TASK OBJECTIVE: Which lines run from the first one up to and including the one with "const font = 'Liberation Sans';"? Print exactly those.

Rows from a dataset of charts and code:
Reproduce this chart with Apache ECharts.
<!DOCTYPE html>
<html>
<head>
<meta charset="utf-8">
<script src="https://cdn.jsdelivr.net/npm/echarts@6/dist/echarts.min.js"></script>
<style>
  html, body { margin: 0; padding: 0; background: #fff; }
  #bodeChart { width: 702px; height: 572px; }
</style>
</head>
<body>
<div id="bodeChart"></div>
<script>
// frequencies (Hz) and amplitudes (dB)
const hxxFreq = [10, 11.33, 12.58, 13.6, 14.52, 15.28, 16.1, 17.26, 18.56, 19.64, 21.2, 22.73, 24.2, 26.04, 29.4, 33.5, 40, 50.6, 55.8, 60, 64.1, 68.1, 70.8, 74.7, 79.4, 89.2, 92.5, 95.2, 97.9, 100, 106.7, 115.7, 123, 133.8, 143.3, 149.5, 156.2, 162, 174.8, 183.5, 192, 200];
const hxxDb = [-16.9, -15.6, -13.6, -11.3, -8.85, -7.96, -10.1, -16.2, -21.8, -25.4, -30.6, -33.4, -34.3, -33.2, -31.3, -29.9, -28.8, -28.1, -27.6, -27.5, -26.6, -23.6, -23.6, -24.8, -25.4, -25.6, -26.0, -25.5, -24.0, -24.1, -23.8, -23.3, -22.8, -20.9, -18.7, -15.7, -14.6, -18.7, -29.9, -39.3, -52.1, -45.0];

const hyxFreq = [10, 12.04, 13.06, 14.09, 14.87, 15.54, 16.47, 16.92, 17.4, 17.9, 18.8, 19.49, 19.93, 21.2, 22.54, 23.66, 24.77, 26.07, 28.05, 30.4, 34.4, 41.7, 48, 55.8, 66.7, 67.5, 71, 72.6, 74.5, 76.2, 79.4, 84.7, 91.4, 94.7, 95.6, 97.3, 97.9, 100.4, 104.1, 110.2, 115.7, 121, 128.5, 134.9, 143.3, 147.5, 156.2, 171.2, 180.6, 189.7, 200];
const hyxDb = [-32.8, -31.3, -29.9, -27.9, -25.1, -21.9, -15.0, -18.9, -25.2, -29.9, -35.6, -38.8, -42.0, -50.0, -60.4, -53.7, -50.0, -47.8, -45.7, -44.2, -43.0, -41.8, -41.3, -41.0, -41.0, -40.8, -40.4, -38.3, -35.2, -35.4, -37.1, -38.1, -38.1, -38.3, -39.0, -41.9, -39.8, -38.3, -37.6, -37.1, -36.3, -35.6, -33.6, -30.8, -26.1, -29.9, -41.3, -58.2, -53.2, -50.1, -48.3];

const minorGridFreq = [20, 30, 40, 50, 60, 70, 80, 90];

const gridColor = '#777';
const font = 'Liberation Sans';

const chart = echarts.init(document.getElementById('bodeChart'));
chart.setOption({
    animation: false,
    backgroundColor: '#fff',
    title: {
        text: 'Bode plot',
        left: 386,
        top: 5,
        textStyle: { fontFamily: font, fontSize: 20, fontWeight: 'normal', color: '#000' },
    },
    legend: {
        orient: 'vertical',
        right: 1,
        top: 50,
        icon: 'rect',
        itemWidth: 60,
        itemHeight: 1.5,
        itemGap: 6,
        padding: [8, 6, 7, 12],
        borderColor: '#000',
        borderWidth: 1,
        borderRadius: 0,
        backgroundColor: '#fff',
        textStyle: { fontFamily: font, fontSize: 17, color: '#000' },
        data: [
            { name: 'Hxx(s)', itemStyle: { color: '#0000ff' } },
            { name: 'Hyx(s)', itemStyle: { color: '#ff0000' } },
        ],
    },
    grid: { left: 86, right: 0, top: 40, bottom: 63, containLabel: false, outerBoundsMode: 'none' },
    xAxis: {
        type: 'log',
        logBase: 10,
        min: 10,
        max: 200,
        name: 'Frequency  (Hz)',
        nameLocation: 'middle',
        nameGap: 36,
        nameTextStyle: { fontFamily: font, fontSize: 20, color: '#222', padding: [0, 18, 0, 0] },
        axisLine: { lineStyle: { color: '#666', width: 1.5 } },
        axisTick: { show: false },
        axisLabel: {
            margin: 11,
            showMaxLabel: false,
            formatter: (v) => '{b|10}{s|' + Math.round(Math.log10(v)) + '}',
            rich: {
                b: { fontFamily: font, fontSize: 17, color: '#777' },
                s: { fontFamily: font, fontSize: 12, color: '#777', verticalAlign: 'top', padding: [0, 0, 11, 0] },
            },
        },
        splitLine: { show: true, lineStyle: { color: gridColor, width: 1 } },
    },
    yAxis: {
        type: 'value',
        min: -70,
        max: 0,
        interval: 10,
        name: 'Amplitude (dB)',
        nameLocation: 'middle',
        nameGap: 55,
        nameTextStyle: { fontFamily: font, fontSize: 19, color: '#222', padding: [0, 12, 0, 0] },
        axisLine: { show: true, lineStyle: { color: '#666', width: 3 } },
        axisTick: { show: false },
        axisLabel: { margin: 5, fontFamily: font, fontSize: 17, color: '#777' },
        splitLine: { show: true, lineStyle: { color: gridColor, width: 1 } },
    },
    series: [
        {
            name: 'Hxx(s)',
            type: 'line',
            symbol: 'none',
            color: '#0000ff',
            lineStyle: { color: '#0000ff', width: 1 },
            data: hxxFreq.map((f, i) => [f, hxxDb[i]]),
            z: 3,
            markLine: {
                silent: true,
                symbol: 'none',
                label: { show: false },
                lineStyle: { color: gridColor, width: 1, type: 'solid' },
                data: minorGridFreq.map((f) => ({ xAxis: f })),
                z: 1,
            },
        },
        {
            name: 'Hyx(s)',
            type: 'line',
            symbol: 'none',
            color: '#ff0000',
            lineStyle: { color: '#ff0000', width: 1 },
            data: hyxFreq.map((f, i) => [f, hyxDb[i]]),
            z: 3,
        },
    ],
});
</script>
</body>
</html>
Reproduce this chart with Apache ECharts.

WRITTEN ANSWER:
Reproduce this chart with Apache ECharts.
<!DOCTYPE html>
<html>
<head>
<meta charset="utf-8">
<script src="https://cdn.jsdelivr.net/npm/echarts@6/dist/echarts.min.js"></script>
<style>
  html, body { margin: 0; padding: 0; background: #fff; }
  #bodeChart { width: 702px; height: 572px; }
</style>
</head>
<body>
<div id="bodeChart"></div>
<script>
// frequencies (Hz) and amplitudes (dB)
const hxxFreq = [10, 11.33, 12.58, 13.6, 14.52, 15.28, 16.1, 17.26, 18.56, 19.64, 21.2, 22.73, 24.2, 26.04, 29.4, 33.5, 40, 50.6, 55.8, 60, 64.1, 68.1, 70.8, 74.7, 79.4, 89.2, 92.5, 95.2, 97.9, 100, 106.7, 115.7, 123, 133.8, 143.3, 149.5, 156.2, 162, 174.8, 183.5, 192, 200];
const hxxDb = [-16.9, -15.6, -13.6, -11.3, -8.85, -7.96, -10.1, -16.2, -21.8, -25.4, -30.6, -33.4, -34.3, -33.2, -31.3, -29.9, -28.8, -28.1, -27.6, -27.5, -26.6, -23.6, -23.6, -24.8, -25.4, -25.6, -26.0, -25.5, -24.0, -24.1, -23.8, -23.3, -22.8, -20.9, -18.7, -15.7, -14.6, -18.7, -29.9, -39.3, -52.1, -45.0];

const hyxFreq = [10, 12.04, 13.06, 14.09, 14.87, 15.54, 16.47, 16.92, 17.4, 17.9, 18.8, 19.49, 19.93, 21.2, 22.54, 23.66, 24.77, 26.07, 28.05, 30.4, 34.4, 41.7, 48, 55.8, 66.7, 67.5, 71, 72.6, 74.5, 76.2, 79.4, 84.7, 91.4, 94.7, 95.6, 97.3, 97.9, 100.4, 104.1, 110.2, 115.7, 121, 128.5, 134.9, 143.3, 147.5, 156.2, 171.2, 180.6, 189.7, 200];
const hyxDb = [-32.8, -31.3, -29.9, -27.9, -25.1, -21.9, -15.0, -18.9, -25.2, -29.9, -35.6, -38.8, -42.0, -50.0, -60.4, -53.7, -50.0, -47.8, -45.7, -44.2, -43.0, -41.8, -41.3, -41.0, -41.0, -40.8, -40.4, -38.3, -35.2, -35.4, -37.1, -38.1, -38.1, -38.3, -39.0, -41.9, -39.8, -38.3, -37.6, -37.1, -36.3, -35.6, -33.6, -30.8, -26.1, -29.9, -41.3, -58.2, -53.2, -50.1, -48.3];

const minorGridFreq = [20, 30, 40, 50, 60, 70, 80, 90];

const gridColor = '#777';
const font = 'Liberation Sans';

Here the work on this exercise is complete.